*** Record extracts ***

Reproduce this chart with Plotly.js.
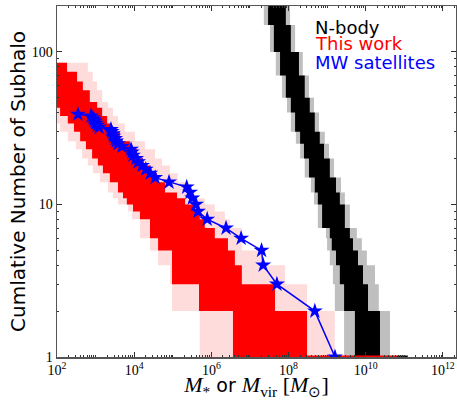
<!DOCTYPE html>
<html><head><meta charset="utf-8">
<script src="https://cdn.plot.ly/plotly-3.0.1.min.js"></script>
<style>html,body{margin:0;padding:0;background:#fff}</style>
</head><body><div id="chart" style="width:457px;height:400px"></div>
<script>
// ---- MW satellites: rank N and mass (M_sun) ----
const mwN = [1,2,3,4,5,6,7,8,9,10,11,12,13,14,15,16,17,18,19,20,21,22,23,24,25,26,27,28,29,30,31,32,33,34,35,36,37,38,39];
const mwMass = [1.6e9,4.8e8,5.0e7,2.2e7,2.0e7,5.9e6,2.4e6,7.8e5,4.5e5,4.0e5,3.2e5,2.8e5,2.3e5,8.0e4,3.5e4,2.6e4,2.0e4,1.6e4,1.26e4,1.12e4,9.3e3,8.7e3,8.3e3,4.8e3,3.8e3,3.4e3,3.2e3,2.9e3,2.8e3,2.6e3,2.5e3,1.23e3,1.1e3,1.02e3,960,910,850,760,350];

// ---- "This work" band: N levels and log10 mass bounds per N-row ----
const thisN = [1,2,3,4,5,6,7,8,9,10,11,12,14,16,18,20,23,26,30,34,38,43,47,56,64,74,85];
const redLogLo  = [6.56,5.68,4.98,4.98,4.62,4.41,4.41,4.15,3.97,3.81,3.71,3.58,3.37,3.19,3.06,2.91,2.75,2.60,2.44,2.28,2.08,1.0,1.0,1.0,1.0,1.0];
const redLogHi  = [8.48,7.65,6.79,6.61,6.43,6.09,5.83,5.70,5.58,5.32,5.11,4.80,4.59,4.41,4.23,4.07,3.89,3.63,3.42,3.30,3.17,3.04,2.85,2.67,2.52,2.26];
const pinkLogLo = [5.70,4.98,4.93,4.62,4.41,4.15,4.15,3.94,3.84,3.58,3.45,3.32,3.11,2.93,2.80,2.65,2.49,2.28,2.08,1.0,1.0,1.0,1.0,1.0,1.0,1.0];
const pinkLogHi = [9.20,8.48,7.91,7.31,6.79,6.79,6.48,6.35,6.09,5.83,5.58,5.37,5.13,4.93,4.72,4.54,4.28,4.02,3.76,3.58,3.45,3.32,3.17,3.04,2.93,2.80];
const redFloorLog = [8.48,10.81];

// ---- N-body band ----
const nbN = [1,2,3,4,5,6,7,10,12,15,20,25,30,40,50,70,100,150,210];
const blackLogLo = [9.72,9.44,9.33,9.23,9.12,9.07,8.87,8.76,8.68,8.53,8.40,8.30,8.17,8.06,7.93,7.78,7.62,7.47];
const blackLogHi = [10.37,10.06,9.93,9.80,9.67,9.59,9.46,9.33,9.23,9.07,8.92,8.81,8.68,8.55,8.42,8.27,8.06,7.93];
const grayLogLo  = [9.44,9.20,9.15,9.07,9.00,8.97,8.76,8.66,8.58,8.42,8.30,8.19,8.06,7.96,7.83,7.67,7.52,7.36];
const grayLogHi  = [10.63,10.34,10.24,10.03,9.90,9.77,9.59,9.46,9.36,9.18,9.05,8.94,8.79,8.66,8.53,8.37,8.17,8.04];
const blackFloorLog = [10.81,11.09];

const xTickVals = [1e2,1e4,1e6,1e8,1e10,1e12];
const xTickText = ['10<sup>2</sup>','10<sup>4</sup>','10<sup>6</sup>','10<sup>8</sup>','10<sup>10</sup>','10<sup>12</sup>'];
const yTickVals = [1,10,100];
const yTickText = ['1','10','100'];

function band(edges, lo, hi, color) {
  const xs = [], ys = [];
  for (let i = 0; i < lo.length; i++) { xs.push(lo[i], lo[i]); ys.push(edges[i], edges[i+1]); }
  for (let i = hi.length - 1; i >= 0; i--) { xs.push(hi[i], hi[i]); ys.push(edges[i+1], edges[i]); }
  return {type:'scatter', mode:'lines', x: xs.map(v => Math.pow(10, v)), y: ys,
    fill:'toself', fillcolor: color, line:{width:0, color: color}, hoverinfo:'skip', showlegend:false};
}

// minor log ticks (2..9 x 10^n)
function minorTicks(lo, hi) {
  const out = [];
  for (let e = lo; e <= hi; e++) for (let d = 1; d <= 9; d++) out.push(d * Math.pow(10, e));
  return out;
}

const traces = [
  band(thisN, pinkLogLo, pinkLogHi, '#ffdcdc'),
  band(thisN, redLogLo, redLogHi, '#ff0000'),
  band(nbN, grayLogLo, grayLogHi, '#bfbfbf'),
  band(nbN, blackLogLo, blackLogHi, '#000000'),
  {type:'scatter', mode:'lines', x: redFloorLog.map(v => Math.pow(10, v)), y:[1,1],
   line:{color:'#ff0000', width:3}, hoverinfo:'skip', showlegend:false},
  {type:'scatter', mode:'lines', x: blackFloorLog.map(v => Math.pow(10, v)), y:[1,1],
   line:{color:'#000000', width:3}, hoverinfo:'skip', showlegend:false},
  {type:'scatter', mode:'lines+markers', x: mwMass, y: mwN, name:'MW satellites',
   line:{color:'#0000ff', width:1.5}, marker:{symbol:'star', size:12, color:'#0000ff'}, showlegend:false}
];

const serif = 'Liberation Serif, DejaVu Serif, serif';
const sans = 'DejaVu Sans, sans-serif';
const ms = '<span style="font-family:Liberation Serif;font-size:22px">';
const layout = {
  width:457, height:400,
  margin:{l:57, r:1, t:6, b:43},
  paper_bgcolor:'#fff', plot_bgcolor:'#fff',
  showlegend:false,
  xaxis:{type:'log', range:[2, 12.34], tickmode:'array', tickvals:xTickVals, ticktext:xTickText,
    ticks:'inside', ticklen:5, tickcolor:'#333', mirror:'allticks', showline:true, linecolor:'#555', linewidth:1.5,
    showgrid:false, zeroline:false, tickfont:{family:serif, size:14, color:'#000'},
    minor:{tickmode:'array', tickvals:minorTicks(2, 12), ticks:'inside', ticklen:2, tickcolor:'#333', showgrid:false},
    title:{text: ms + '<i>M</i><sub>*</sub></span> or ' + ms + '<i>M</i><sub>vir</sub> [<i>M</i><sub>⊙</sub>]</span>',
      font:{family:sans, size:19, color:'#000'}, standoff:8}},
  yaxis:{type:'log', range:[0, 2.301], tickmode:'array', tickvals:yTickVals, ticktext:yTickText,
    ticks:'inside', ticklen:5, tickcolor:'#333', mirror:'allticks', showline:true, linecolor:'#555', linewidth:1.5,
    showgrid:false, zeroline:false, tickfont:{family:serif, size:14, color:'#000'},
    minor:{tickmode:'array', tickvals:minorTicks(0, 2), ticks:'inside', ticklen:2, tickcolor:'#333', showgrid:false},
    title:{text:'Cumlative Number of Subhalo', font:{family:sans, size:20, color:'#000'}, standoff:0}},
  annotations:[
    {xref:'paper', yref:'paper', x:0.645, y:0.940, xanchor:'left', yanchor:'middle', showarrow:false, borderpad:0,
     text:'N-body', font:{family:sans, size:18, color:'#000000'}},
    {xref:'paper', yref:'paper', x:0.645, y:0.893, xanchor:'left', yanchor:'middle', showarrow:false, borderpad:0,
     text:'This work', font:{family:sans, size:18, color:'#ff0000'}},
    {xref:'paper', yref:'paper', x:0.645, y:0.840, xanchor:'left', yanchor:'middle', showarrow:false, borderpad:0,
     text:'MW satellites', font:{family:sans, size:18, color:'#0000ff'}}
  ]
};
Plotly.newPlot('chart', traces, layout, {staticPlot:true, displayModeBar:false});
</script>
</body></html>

***
*** Record extracts ***

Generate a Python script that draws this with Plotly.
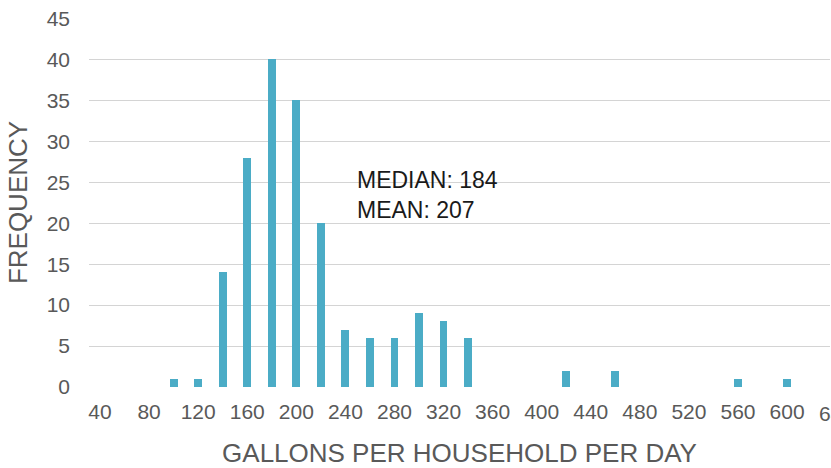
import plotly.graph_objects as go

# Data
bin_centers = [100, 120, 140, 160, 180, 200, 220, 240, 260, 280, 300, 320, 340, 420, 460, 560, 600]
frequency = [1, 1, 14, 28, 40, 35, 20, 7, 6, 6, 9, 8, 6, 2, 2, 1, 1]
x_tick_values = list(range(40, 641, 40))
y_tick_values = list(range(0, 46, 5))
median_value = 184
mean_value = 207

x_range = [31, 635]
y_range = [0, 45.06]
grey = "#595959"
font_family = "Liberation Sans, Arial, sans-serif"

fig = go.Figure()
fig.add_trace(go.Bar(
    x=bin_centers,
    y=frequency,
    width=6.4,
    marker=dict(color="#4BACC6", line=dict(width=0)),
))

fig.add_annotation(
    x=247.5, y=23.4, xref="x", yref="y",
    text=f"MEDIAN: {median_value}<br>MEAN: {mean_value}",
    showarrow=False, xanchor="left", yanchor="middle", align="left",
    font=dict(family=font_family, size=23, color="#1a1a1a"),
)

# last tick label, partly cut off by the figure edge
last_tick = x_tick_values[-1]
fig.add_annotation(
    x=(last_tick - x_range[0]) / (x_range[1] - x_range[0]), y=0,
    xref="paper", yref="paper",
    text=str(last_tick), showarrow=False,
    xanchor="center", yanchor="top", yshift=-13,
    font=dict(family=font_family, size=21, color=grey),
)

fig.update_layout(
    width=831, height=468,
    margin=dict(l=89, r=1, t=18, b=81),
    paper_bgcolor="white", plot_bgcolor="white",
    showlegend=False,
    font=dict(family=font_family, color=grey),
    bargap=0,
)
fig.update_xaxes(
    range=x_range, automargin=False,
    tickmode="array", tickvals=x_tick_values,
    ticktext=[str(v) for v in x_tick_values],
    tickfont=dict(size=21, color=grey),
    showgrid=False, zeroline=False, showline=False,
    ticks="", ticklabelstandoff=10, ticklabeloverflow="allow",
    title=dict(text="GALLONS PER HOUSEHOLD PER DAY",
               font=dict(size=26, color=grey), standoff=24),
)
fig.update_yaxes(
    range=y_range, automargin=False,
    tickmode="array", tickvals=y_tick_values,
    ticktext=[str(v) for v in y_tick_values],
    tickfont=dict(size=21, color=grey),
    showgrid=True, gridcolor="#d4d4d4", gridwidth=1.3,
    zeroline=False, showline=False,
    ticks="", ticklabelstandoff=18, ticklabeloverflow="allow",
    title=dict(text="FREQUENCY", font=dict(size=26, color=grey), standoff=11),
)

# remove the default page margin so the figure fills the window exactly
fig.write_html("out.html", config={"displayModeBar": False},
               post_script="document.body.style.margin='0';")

***

### [Problem description]
From the material above, reproduce only what runs from the line holding "Generate a Python" down to the line holding "import plotly.graph_objects as go", both included, pictures excluded.

### [Worked answer]
Generate a Python script that draws this with Plotly.
import plotly.graph_objects as go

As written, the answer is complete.